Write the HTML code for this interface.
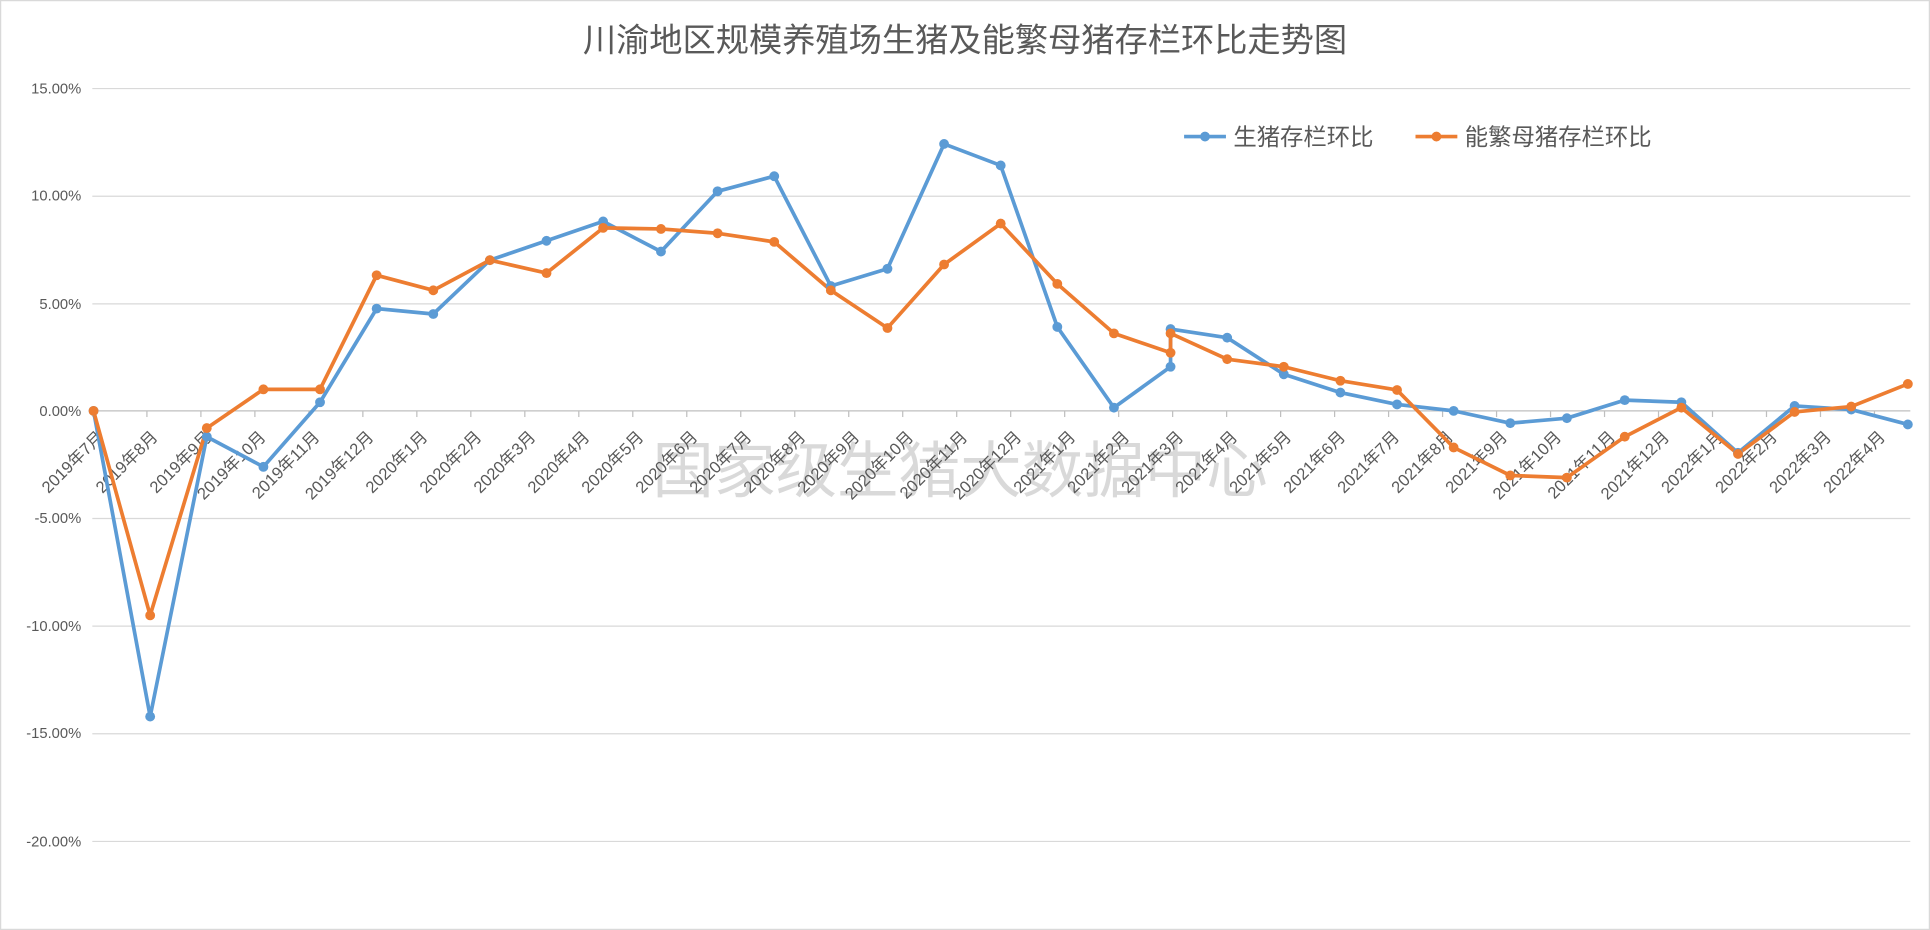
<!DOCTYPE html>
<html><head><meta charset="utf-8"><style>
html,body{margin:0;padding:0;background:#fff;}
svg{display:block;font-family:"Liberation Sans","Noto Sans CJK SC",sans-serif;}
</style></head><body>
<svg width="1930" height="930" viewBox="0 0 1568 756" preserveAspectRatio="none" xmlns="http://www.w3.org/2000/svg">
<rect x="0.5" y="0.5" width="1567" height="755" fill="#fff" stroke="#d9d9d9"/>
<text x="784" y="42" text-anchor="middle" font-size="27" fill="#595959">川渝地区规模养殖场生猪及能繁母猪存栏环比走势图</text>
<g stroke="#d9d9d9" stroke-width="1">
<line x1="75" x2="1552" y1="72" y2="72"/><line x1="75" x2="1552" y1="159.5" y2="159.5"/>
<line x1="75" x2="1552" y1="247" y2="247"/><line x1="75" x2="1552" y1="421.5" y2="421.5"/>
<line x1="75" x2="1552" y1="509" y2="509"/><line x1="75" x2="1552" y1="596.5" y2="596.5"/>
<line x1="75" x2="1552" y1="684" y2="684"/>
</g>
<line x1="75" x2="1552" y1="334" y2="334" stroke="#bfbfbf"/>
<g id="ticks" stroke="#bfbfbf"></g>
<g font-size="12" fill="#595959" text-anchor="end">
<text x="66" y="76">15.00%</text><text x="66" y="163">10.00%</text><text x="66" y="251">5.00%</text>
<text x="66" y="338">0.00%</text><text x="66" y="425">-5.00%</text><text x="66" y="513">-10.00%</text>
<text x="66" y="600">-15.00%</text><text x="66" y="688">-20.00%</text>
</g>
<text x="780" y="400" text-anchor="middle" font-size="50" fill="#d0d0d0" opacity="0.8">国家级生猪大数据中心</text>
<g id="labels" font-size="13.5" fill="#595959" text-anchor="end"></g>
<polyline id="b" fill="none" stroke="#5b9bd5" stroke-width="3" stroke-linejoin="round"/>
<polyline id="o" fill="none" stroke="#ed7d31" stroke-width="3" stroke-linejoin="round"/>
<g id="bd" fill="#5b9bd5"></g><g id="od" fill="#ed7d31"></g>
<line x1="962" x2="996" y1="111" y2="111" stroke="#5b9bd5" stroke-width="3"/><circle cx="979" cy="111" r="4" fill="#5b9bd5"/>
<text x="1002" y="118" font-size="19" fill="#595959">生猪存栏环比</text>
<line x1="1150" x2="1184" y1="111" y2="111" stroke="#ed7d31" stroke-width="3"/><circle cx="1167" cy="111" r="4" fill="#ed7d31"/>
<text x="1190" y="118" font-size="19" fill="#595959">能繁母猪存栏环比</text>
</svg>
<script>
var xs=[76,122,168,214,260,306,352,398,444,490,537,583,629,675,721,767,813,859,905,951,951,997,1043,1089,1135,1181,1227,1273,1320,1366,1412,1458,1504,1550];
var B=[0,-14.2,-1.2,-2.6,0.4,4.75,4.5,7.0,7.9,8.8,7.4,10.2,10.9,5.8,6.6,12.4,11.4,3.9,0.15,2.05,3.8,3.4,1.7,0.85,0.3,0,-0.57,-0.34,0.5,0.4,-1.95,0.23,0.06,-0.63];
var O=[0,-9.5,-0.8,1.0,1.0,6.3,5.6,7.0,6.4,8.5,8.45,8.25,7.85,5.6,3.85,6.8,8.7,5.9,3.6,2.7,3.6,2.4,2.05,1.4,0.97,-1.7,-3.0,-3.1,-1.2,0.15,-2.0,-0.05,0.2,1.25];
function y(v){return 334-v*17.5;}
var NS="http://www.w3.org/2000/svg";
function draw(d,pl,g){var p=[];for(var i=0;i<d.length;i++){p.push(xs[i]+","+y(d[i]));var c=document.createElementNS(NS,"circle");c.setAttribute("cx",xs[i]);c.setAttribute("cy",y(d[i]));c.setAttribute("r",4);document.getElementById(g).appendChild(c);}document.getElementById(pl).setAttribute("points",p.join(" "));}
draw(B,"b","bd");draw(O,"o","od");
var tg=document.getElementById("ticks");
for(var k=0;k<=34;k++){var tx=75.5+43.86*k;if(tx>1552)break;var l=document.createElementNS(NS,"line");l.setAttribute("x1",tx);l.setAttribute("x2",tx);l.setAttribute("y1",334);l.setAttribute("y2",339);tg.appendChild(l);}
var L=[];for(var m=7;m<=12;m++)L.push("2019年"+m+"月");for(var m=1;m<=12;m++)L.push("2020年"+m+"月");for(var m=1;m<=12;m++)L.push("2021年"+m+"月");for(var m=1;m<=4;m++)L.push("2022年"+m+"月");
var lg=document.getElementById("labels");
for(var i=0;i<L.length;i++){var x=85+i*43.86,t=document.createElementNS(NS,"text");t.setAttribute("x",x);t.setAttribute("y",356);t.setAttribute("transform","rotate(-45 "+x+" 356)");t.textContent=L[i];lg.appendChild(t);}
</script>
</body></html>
------------------------------------
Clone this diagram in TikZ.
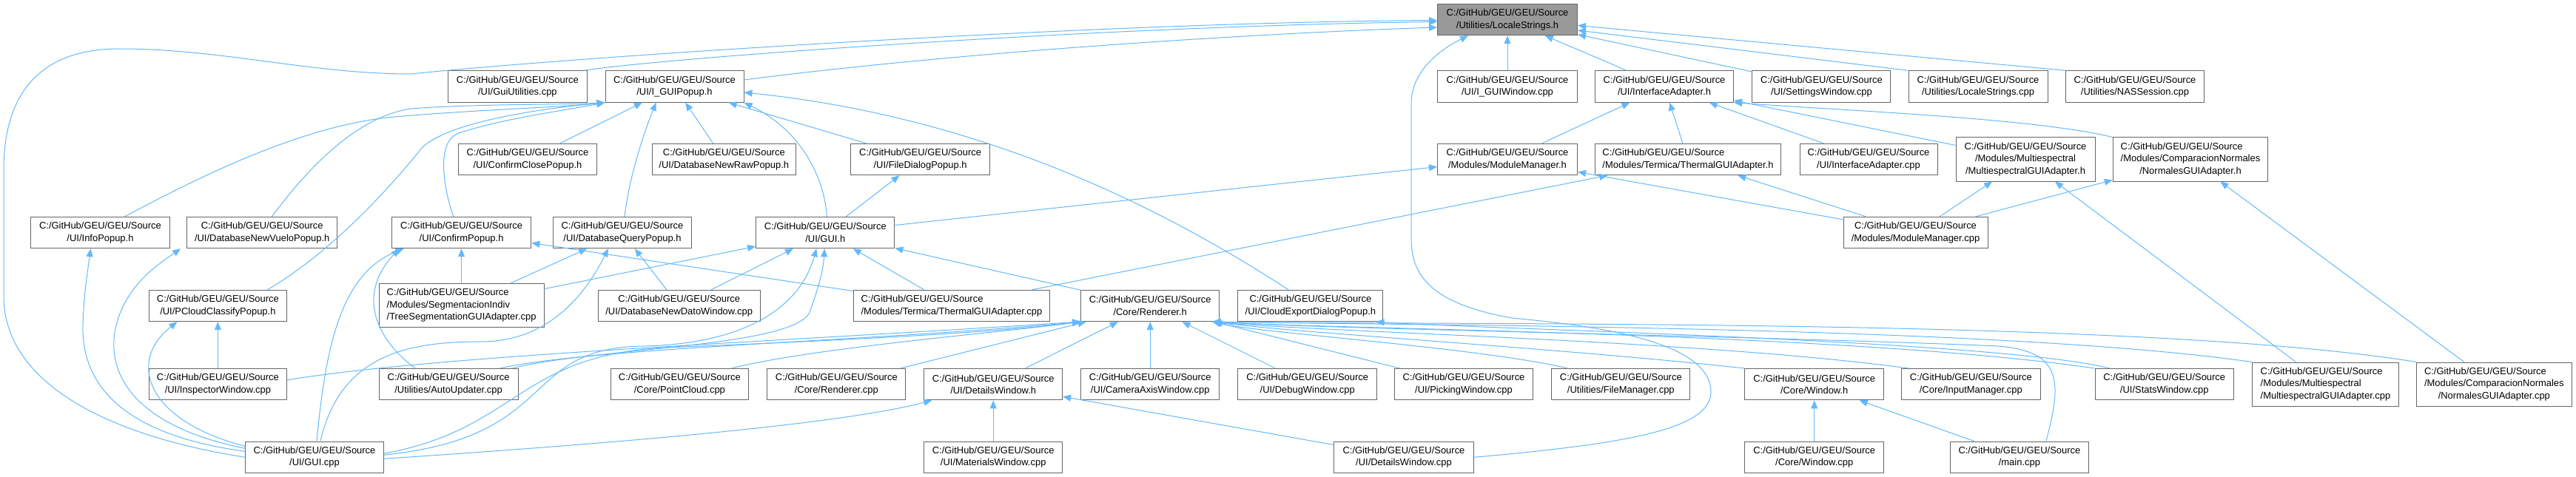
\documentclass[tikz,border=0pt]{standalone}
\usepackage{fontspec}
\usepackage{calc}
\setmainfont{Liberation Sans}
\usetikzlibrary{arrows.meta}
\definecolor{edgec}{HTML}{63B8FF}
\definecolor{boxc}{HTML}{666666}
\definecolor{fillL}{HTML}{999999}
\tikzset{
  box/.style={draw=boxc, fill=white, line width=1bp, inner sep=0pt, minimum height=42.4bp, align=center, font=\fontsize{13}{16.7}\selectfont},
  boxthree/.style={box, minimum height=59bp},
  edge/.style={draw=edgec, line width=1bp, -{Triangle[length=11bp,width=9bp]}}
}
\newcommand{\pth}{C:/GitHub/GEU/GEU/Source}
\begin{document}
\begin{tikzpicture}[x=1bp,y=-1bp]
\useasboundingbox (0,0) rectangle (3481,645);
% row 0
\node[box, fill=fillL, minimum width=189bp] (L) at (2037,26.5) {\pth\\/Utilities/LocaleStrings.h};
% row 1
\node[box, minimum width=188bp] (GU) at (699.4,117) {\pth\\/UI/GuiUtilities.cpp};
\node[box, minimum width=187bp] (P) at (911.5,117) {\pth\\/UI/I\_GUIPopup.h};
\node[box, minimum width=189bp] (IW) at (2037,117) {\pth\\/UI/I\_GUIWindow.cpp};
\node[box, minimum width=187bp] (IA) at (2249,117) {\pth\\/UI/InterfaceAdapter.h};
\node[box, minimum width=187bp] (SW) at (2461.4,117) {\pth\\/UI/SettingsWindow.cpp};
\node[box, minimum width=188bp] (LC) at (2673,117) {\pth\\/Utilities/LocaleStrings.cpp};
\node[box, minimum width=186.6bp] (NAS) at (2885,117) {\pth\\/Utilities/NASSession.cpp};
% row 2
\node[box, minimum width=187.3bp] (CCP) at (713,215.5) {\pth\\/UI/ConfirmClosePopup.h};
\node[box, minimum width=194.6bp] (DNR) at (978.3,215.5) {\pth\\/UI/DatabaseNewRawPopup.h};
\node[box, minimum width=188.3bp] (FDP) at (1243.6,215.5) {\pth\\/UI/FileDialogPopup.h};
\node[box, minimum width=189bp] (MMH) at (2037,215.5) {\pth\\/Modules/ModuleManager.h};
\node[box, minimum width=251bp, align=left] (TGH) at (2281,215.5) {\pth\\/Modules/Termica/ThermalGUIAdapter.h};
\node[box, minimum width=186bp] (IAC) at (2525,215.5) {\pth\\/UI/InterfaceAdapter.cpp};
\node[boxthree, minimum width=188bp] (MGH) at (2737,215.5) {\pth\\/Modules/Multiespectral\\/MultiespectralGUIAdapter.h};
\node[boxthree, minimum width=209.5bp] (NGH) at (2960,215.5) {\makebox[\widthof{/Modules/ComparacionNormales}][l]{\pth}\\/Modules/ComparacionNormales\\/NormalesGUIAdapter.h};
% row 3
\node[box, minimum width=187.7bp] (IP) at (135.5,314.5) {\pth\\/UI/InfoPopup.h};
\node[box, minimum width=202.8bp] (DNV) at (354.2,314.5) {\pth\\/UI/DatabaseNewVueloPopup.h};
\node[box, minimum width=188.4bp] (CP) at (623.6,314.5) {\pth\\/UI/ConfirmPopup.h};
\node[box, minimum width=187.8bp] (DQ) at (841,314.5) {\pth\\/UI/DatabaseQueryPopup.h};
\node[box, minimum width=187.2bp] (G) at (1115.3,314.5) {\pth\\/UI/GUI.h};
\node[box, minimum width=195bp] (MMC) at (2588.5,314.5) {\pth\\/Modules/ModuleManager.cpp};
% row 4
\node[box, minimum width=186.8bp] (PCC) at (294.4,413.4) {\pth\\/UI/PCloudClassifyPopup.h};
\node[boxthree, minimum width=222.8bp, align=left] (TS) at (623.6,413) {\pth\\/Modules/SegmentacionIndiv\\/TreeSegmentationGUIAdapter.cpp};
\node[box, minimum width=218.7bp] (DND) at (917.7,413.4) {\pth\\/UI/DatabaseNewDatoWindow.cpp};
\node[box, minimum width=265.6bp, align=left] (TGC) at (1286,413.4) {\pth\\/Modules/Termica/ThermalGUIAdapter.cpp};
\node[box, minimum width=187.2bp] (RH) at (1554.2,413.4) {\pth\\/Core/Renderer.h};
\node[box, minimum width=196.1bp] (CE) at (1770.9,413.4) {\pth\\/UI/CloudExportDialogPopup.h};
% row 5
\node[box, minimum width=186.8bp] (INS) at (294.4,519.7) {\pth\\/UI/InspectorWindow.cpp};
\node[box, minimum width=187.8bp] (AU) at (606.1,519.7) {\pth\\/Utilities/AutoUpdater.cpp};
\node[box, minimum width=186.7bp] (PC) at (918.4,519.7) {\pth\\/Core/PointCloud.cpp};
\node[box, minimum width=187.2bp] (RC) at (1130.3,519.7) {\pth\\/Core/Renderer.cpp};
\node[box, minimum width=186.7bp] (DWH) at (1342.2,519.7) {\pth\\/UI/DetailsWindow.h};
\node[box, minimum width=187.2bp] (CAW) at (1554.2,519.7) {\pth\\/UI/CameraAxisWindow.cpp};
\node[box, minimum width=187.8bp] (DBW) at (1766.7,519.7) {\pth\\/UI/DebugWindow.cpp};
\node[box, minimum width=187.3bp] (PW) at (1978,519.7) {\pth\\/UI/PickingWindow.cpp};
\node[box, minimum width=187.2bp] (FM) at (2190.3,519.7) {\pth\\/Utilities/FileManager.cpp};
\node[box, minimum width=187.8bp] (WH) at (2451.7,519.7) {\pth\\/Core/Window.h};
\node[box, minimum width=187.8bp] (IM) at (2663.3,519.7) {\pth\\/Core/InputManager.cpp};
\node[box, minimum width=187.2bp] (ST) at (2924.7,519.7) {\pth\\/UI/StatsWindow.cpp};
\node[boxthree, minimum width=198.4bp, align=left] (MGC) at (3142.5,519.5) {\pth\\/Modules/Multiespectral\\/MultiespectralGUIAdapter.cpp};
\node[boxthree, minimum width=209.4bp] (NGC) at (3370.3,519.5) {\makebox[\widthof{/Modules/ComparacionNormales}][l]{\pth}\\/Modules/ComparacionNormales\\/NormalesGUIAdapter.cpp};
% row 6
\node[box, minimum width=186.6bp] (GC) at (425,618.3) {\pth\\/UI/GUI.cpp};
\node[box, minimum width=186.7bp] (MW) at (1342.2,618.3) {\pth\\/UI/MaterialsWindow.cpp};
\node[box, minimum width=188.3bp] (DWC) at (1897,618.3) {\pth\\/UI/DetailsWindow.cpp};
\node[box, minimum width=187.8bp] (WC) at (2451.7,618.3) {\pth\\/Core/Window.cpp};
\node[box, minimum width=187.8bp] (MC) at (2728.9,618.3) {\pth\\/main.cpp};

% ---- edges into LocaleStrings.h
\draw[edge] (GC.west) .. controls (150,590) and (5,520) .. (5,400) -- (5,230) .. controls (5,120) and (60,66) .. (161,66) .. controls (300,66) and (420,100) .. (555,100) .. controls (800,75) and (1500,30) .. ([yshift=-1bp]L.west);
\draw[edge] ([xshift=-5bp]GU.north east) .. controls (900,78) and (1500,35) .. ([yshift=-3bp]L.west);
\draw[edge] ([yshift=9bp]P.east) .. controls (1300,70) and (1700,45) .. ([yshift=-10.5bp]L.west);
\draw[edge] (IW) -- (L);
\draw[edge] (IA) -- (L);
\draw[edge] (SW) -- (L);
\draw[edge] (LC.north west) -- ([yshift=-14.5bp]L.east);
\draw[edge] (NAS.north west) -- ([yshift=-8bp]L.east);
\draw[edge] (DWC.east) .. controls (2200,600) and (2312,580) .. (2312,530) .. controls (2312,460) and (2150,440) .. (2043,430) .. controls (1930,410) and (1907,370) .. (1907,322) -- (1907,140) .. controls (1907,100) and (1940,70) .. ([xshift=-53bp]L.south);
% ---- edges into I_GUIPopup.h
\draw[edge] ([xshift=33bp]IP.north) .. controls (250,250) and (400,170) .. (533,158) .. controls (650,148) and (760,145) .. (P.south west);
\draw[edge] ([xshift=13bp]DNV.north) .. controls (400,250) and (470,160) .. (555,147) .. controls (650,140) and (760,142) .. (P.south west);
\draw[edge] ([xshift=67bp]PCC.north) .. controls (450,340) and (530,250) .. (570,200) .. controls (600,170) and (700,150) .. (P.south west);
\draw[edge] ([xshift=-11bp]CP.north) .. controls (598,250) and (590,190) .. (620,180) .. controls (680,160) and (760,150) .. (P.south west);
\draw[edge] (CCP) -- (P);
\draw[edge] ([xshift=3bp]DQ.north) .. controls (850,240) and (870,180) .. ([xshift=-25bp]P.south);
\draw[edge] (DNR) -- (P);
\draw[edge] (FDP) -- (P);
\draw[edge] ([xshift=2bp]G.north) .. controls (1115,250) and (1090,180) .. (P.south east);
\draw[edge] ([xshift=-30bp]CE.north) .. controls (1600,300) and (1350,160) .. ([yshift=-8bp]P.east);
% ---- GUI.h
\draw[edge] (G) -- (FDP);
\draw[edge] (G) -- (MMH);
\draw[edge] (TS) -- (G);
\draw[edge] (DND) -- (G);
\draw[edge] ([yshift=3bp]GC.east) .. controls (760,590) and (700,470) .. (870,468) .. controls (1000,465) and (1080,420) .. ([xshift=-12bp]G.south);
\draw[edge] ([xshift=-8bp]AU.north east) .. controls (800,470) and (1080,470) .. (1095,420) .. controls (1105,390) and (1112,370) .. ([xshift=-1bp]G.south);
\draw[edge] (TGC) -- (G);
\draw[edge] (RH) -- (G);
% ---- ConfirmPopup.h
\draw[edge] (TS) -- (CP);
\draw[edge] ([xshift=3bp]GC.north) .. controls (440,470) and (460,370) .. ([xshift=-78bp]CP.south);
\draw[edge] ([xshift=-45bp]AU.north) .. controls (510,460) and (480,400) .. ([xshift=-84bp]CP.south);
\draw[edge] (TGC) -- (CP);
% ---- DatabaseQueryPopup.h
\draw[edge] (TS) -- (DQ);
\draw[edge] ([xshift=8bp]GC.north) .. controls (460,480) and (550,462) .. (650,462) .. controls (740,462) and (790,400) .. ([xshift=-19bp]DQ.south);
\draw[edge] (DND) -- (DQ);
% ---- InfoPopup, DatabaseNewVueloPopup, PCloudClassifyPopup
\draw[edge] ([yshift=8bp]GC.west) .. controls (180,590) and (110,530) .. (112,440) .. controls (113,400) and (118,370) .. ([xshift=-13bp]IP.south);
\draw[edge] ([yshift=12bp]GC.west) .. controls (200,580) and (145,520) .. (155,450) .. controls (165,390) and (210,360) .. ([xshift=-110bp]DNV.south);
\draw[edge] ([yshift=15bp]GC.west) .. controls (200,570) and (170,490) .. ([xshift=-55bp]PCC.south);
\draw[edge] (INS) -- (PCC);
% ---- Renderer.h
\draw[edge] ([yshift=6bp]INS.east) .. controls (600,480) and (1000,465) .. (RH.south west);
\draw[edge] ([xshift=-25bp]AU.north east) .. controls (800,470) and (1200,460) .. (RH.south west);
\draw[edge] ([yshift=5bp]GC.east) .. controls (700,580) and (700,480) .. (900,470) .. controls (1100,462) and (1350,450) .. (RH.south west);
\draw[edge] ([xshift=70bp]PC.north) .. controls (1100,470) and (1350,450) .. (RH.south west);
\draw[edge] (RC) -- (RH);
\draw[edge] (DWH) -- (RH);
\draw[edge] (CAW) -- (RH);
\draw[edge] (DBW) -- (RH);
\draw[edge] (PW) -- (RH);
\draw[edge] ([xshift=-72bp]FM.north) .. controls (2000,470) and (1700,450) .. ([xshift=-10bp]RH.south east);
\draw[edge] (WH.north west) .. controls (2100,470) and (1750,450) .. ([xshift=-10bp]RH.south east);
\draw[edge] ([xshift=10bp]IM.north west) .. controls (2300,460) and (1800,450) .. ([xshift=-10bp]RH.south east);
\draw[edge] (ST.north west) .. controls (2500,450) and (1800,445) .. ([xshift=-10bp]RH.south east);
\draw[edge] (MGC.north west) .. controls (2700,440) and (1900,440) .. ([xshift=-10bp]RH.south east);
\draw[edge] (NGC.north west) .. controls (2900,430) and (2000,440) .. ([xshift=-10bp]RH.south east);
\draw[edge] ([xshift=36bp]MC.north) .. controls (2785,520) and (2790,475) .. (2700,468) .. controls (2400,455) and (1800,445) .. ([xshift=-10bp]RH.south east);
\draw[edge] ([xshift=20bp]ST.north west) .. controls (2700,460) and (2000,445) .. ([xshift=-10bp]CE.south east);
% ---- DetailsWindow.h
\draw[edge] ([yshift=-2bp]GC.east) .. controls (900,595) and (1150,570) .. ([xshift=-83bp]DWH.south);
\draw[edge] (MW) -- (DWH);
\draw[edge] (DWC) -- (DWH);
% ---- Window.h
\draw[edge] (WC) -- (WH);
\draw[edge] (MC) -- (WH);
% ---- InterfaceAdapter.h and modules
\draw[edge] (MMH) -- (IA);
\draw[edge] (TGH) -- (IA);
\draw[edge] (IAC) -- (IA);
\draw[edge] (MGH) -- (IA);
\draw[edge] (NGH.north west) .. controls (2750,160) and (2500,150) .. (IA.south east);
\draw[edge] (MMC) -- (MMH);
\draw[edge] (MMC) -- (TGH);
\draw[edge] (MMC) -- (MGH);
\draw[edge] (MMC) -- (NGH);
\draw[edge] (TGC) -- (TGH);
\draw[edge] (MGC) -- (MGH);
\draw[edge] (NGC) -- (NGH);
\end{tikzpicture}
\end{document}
------------------------------------
Determine the count of lines in the data above with the string "this" in them, and give that count alone.

**Task output**
2